The UK's experience building an offshore wind sector could be a springboard for China as it harnesses its own resource, according to a research project.
Many of China's 1GW of near-shore projects under development are struggling to get over technical and commercial hurdles, making it difficult to meet government objectives of having 5GW of offshore wind by 2015 and 30GW by 2030, says the Carbon Trust, a British government-industry body.
"China's offshore wind resource is significant and will be critical for the country to help meet its rising energy demand through developing low-carbon energy sources," says the Carbon Trust's Al-Karim Govindji.
"The UK has an important role in offering its experience and learning to ensure that China's vast resource is efficiently exploited. Innovation across a number of areas will be essential to ensure targets are met and to drive cost reduction across the whole sector."
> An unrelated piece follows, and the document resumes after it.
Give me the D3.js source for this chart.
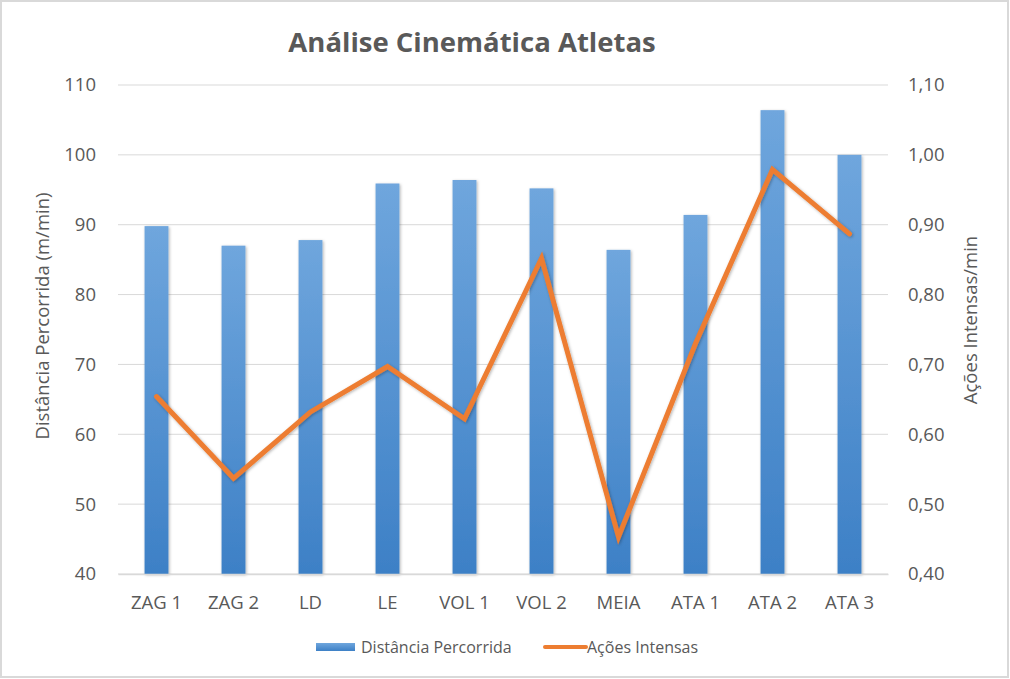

Top of the list of barriers, he says, are in the areas of pricing policy and the "lack of a focused innovation programme".
The Carbon Trust research – supported by the Chinese Wind Energy Association and CECEP Wind-Power and some 20 other Chinese companies – cites several policy instruments, hatched in the UK, that it believes would speed the roll-out of offshore wind in China.
The include creating:
a publicly funded R&D programme to commercialise cost-reducing innovation
a capital grants scheme to improve government awareness of the commercial realities of developing wind in Chinese waters and support R&D and technology testing
a price support mechanism to balance developer incentives with government cost
an effective zoning policy to accelerate build-out by relaxing constraints on identified offshore acreage.
Among the recommendations in the reports, which were funded by the British embassy in Beijing, are jump-starting Sino-European joint industry projects, as well as the early creation of leasing zones for future offshore tenders to avoid slowdowns in the consenting process.
China's energy demand is met by coal (70%) and oil (19%), with electricity supply dominated by coal and large-scale hydropower.
Onshore wind has been the main contributor to its renewables targets so far, with total capacity of 75GW, a compound annual growth of 69% between 2001 to 2012.